* WRITTEN EXERCISE *
The listing below must be repeated word for word, with its images excluded.

* RECORDED INFORMATION *
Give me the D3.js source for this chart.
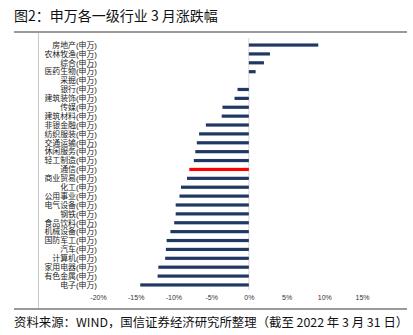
<!DOCTYPE html>
<html>
<head>
<meta charset="utf-8">
<script src="https://cdn.jsdelivr.net/npm/d3@7/dist/d3.min.js"></script>
<style>
  html, body { margin: 0; padding: 0; background: #fff; }
  svg { display: block; }
</style>
</head>
<body>
<svg id="chart" width="413" height="335"></svg>
<script>
// Shenwan level-1 industries, March returns (%)
const industries = [
  "房地产", "农林牧渔", "综合", "医药生物", "采掘", "银行", "建筑装饰", "传媒",
  "建筑材料", "非银金融", "纺织服装", "交通运输", "休闲服务", "轻工制造", "通信",
  "商业贸易", "化工", "公用事业", "电气设备", "钢铁", "食品饮料", "机械设备",
  "国防军工", "汽车", "计算机", "家用电器", "有色金属", "电子"
];
const returns = [
  9.2, 2.8, 2.0, 0.9, 0.0, -1.5, -1.9, -3.5,
  -3.6, -5.7, -6.6, -6.9, -7.1, -7.3, -7.9,
  -8.2, -9.0, -9.2, -9.7, -9.7, -9.9, -10.4,
  -10.9, -11.0, -11.1, -12.0, -12.1, -14.4
];
const highlighted = "通信";
const tickValues = [-20, -15, -10, -5, 0, 5, 10, 15];
const titleText = "图2：申万各一级行业 3 月涨跌幅";
const sourceText = "资料来源：WIND，国信证券经济研究所整理（截至 2022 年 3 月 31 日）";

const rows = industries.map((name, i) => ({ name, value: returns[i] }));

const svg = d3.select("#chart");
const fontCJK = "'Noto Sans CJK SC', 'Noto Sans', sans-serif";
// Latin-first stack keeps the dense row labels' line boxes compact
const fontLabel = "'Liberation Sans', 'Noto Sans CJK SC', sans-serif";

// Frame: title rule, bottom rule, left guide
svg.append("line").attr("x1", 14).attr("x2", 407).attr("y1", 32).attr("y2", 32)
  .attr("stroke", "#9a9a9a").attr("stroke-width", 2.2);
svg.append("line").attr("x1", 14).attr("x2", 407).attr("y1", 309).attr("y2", 309)
  .attr("stroke", "#9a9a9a").attr("stroke-width", 2.2);
svg.append("line").attr("x1", 38.5).attr("x2", 38.5).attr("y1", 33).attr("y2", 308)
  .attr("stroke", "#c8c8c8").attr("stroke-width", 1);

svg.append("text").attr("x", 14).attr("y", 21)
  .attr("font-family", fontCJK).attr("font-size", 14).attr("fill", "#111")
  .text(titleText);

svg.append("text").attr("x", 14).attr("y", 327)
  .attr("font-family", fontCJK).attr("font-size", 12.4).attr("fill", "#111")
  .text(sourceText);

// Scales
const x = d3.scaleLinear().domain([-20, 15]).range([98, 362]);
const y = d3.scaleBand().domain(industries).range([40.6, 289.4]).paddingInner(0.64).paddingOuter(0.32);

// Zero line
svg.append("line").attr("x1", x(0)).attr("x2", x(0)).attr("y1", 38).attr("y2", 290)
  .attr("stroke", "#d9d9d9").attr("stroke-width", 1);

// Bars
svg.append("g").selectAll("rect").data(rows).join("rect")
  .attr("x", d => x(Math.min(0, d.value)))
  .attr("width", d => Math.abs(x(d.value) - x(0)))
  .attr("y", d => y(d.name))
  .attr("height", y.bandwidth())
  .attr("fill", d => d.name === highlighted ? "#ff0000" : "#1f3864");

// Category labels
const yAxis = svg.append("g").attr("transform", "translate(98,0)")
  .call(d3.axisLeft(y).tickSize(0).tickPadding(1).tickFormat(n => n + "(申万)"));
yAxis.select(".domain").remove();
yAxis.selectAll("text").attr("font-family", fontLabel).attr("font-size", 7.9).attr("fill", "#222")
  .attr("dy", "0.35em");

// Value axis labels
const xAxis = svg.append("g").attr("transform", "translate(0,293)")
  .call(d3.axisBottom(x).tickValues(tickValues).tickSize(0).tickPadding(2).tickFormat(v => v + "%"));
xAxis.select(".domain").remove();
xAxis.selectAll("text").attr("font-family", "'Liberation Sans', Arial, sans-serif")
  .attr("font-size", 7).attr("fill", "#333");
</script>
</body>
</html>
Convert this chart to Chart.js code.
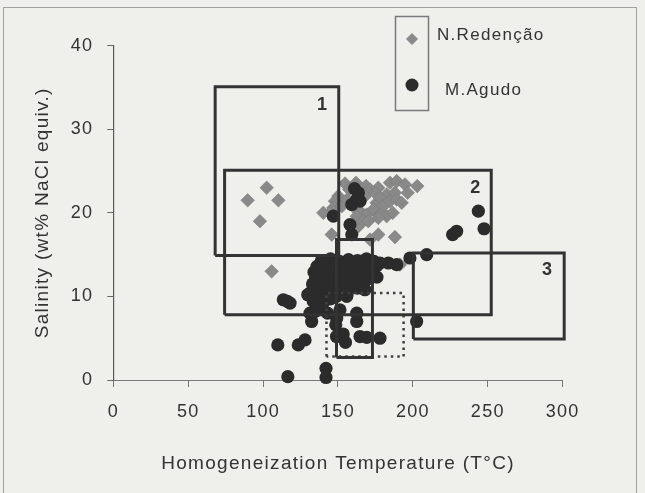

* RESPONSE FOR THIS EXERCISE *
Give me the D3.js source for this chart.
<!DOCTYPE html>
<html>
<head>
<meta charset="utf-8">
<script src="https://cdn.jsdelivr.net/npm/d3@7/dist/d3.min.js"></script>
<style>
  html, body { margin: 0; padding: 0; background: #fff; }
  svg { display: block; }
</style>
</head>
<body>
<svg id="chart" width="413" height="335"></svg>
<script>
// Shenwan level-1 industries, March returns (%)
const industries = [
  "房地产", "农林牧渔", "综合", "医药生物", "采掘", "银行", "建筑装饰", "传媒",
  "建筑材料", "非银金融", "纺织服装", "交通运输", "休闲服务", "轻工制造", "通信",
  "商业贸易", "化工", "公用事业", "电气设备", "钢铁", "食品饮料", "机械设备",
  "国防军工", "汽车", "计算机", "家用电器", "有色金属", "电子"
];
const returns = [
  9.2, 2.8, 2.0, 0.9, 0.0, -1.5, -1.9, -3.5,
  -3.6, -5.7, -6.6, -6.9, -7.1, -7.3, -7.9,
  -8.2, -9.0, -9.2, -9.7, -9.7, -9.9, -10.4,
  -10.9, -11.0, -11.1, -12.0, -12.1, -14.4
];
const highlighted = "通信";
const tickValues = [-20, -15, -10, -5, 0, 5, 10, 15];
const titleText = "图2：申万各一级行业 3 月涨跌幅";
const sourceText = "资料来源：WIND，国信证券经济研究所整理（截至 2022 年 3 月 31 日）";

const rows = industries.map((name, i) => ({ name, value: returns[i] }));

const svg = d3.select("#chart");
const fontCJK = "'Noto Sans CJK SC', 'Noto Sans', sans-serif";
// Latin-first stack keeps the dense row labels' line boxes compact
const fontLabel = "'Liberation Sans', 'Noto Sans CJK SC', sans-serif";

// Frame: title rule, bottom rule, left guide
svg.append("line").attr("x1", 14).attr("x2", 407).attr("y1", 32).attr("y2", 32)
  .attr("stroke", "#9a9a9a").attr("stroke-width", 2.2);
svg.append("line").attr("x1", 14).attr("x2", 407).attr("y1", 309).attr("y2", 309)
  .attr("stroke", "#9a9a9a").attr("stroke-width", 2.2);
svg.append("line").attr("x1", 38.5).attr("x2", 38.5).attr("y1", 33).attr("y2", 308)
  .attr("stroke", "#c8c8c8").attr("stroke-width", 1);

svg.append("text").attr("x", 14).attr("y", 21)
  .attr("font-family", fontCJK).attr("font-size", 14).attr("fill", "#111")
  .text(titleText);

svg.append("text").attr("x", 14).attr("y", 327)
  .attr("font-family", fontCJK).attr("font-size", 12.4).attr("fill", "#111")
  .text(sourceText);

// Scales
const x = d3.scaleLinear().domain([-20, 15]).range([98, 362]);
const y = d3.scaleBand().domain(industries).range([40.6, 289.4]).paddingInner(0.64).paddingOuter(0.32);

// Zero line
svg.append("line").attr("x1", x(0)).attr("x2", x(0)).attr("y1", 38).attr("y2", 290)
  .attr("stroke", "#d9d9d9").attr("stroke-width", 1);

// Bars
svg.append("g").selectAll("rect").data(rows).join("rect")
  .attr("x", d => x(Math.min(0, d.value)))
  .attr("width", d => Math.abs(x(d.value) - x(0)))
  .attr("y", d => y(d.name))
  .attr("height", y.bandwidth())
  .attr("fill", d => d.name === highlighted ? "#ff0000" : "#1f3864");

// Category labels
const yAxis = svg.append("g").attr("transform", "translate(98,0)")
  .call(d3.axisLeft(y).tickSize(0).tickPadding(1).tickFormat(n => n + "(申万)"));
yAxis.select(".domain").remove();
yAxis.selectAll("text").attr("font-family", fontLabel).attr("font-size", 7.9).attr("fill", "#222")
  .attr("dy", "0.35em");

// Value axis labels
const xAxis = svg.append("g").attr("transform", "translate(0,293)")
  .call(d3.axisBottom(x).tickValues(tickValues).tickSize(0).tickPadding(2).tickFormat(v => v + "%"));
xAxis.select(".domain").remove();
xAxis.selectAll("text").attr("font-family", "'Liberation Sans', Arial, sans-serif")
  .attr("font-size", 7).attr("fill", "#333");
</script>
</body>
</html>
Convert this chart to Chart.js code.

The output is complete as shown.